The Devil You Know
This entry was posted on 4/19/2006 3:36 PM and is filed under Relationship Dynamics.
Sometimes it seems so clear to me that
divorcing partners have virtually completed the mediation process, but
the
process does not end. Some relatively minor point becomes a major
sticking point. Both parties become entrenched, unwilling to give in or
compromise, even when the issue is minimal.
One might almost think that they do not want to
finish and have their meetings end. These two people sitting on either
end of my long couch usually have been a "couple" for a long time.
There was a time when the relationship was everything they could have
wished, full of promise. The dream faded and the promise was not kept.
Most likely they lived with frustration and unhappiness for a good long
while before making the wrenching decision to part.

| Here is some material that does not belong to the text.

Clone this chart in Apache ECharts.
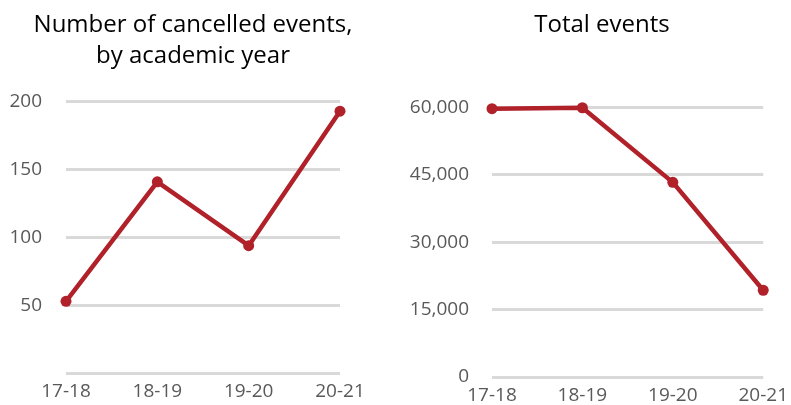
<!DOCTYPE html>
<html>
<head>
<meta charset="utf-8">
<script src="https://cdn.jsdelivr.net/npm/echarts@6/dist/echarts.min.js"></script>
<style>
html,body{margin:0;padding:0;background:#fff;}
#c{width:791px;height:405px;}
</style>
</head>
<body>
<div id="c"></div>
<script>
const categories = ['17-18', '18-19', '19-20', '20-21'];
const cancelledEvents = [53, 141, 94, 193];
const totalEvents = [59700, 59900, 43300, 19300];
const leftTicks = [0, 50, 100, 150, 200];
const rightTicks = [0, 15000, 30000, 45000, 60000];

const FONT = '"Open Sans", sans-serif';
const RED = '#b0212a';
const chart = echarts.init(document.getElementById('c'), null, {renderer: 'canvas'});

function fmt(v) {
  return String(v).replace(/\B(?=(\d{3})+(?!\d))/g, ',');
}

const axisLabelStyle = {color: '#595959', fontSize: 19, fontFamily: FONT};

chart.setOption({
  animation: false,
  title: [
    {text: 'Number of cancelled events,\nby academic year', left: 188, top: 5, textAlign: 'center',
     textStyle: {fontSize: 24, fontWeight: 'normal', color: '#000', fontFamily: FONT, lineHeight: 31, align: 'center'}},
    {text: 'Total events', left: 597, top: 5, textAlign: 'center',
     textStyle: {fontSize: 24, fontWeight: 'normal', color: '#000', fontFamily: FONT, lineHeight: 31}}
  ],
  grid: [
    {left: 66, top: 101.7, width: 274, height: 271.6},
    {left: 492, top: 107.3, width: 274, height: 270.4}
  ],
  xAxis: [
    {type: 'category', gridIndex: 0, data: categories, boundaryGap: false,
     axisLine: {show: false}, axisTick: {show: false},
     axisLabel: Object.assign({margin: 9}, axisLabelStyle)},
    {type: 'category', gridIndex: 1, data: categories, boundaryGap: false,
     axisLine: {show: false}, axisTick: {show: false},
     axisLabel: Object.assign({margin: 9}, axisLabelStyle)}
  ],
  yAxis: [
    {type: 'value', gridIndex: 0, min: leftTicks[0], max: leftTicks[leftTicks.length - 1], interval: leftTicks[1] - leftTicks[0],
     axisLine: {show: false}, axisTick: {show: false},
     axisLabel: Object.assign({margin: 24, showMinLabel: false}, axisLabelStyle),
     splitLine: {lineStyle: {color: '#d9d9d9', width: 3}}},
    {type: 'value', gridIndex: 1, min: rightTicks[0], max: rightTicks[rightTicks.length - 1], interval: rightTicks[1] - rightTicks[0],
     axisLine: {show: false}, axisTick: {show: false},
     axisLabel: Object.assign({margin: 23, formatter: fmt}, axisLabelStyle),
     splitLine: {lineStyle: {color: '#d9d9d9', width: 3}}}
  ],
  series: [
    {type: 'line', xAxisIndex: 0, yAxisIndex: 0, data: cancelledEvents,
     symbol: 'circle', symbolSize: 11, lineStyle: {color: RED, width: 4.5}, itemStyle: {color: RED}},
    {type: 'line', xAxisIndex: 1, yAxisIndex: 1, data: totalEvents,
     symbol: 'circle', symbolSize: 11, lineStyle: {color: RED, width: 4.5}, itemStyle: {color: RED}}
  ]
});
</script>
</body>
</html>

However dysfunctional, this relationship is a known
quantity. The future is full of frightening unknowns, the single life,
financial insecurity, facing responsibilities alone that previously
were shared, having to contemplate the dating scene, new sexual
partners. Too much change to even imagine. Holding on to the present,
however miserable allows one to hold the future at bay just a little
longer. The devil you know is better than the devil you don't know.

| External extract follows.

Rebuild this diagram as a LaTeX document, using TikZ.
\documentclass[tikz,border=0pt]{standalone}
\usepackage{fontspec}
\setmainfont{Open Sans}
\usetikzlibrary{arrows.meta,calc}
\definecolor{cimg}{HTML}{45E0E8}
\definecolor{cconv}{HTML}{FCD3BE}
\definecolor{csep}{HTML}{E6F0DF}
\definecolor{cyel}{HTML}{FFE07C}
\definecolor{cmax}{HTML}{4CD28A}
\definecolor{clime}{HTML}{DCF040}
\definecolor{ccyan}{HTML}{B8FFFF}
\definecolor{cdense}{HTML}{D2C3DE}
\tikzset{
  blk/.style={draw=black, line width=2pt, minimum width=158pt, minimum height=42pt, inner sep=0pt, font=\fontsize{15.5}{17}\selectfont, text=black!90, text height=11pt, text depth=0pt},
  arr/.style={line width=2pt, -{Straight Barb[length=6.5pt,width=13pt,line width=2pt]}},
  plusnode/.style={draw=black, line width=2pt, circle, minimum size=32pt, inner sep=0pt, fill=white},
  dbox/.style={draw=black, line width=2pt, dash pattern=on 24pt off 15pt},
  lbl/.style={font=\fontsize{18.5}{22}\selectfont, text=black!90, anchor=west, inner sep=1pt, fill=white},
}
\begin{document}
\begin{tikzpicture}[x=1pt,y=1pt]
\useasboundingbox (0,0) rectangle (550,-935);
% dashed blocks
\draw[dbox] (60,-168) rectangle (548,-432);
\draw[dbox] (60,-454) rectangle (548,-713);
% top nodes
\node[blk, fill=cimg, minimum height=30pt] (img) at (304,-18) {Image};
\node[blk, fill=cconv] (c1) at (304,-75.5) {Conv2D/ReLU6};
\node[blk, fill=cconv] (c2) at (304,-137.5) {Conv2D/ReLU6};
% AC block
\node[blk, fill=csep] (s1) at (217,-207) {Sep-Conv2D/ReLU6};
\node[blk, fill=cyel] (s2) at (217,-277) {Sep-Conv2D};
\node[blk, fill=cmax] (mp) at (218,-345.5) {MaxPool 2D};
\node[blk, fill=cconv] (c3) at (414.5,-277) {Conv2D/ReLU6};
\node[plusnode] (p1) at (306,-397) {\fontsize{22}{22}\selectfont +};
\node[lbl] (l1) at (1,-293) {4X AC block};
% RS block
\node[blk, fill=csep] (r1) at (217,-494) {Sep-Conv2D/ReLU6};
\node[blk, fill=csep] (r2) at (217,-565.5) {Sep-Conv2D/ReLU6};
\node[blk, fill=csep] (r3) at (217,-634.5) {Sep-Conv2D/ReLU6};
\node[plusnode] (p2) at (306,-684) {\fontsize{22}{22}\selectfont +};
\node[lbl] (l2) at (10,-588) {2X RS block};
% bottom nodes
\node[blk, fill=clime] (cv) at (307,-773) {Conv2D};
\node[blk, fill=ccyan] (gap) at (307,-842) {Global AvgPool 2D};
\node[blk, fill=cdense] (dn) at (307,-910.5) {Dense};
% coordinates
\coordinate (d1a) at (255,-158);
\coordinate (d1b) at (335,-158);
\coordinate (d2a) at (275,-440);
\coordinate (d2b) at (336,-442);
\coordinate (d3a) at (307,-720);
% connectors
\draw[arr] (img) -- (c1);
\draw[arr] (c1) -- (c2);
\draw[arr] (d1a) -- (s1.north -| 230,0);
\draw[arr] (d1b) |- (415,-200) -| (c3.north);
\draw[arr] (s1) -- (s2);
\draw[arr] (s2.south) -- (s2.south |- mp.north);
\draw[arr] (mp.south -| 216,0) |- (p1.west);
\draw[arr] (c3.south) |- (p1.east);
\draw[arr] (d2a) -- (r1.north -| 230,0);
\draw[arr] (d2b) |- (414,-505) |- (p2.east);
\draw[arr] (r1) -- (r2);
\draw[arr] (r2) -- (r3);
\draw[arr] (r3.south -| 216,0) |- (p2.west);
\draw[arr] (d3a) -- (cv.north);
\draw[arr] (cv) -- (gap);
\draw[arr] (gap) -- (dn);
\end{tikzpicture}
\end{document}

It's hard to know how to help when I suspect that it
is fear of the unknown future that is preventing closure. I can
normalize, talk about other folks who have been similarly stuck,
empathize and be patient, Eventually one or the other will break the
logjam, perhaps suggest a compromise and get us moving again and then
in no time simple agreements are made.
What is most important is not to allow these minor
sticking points to cause a full-blown retreat. The test of my skill is
to keep everyone coming back to the table even when, in frustration,
the threat may be made to resort to litigation. This is one of those
moments when to go slow is to go fast.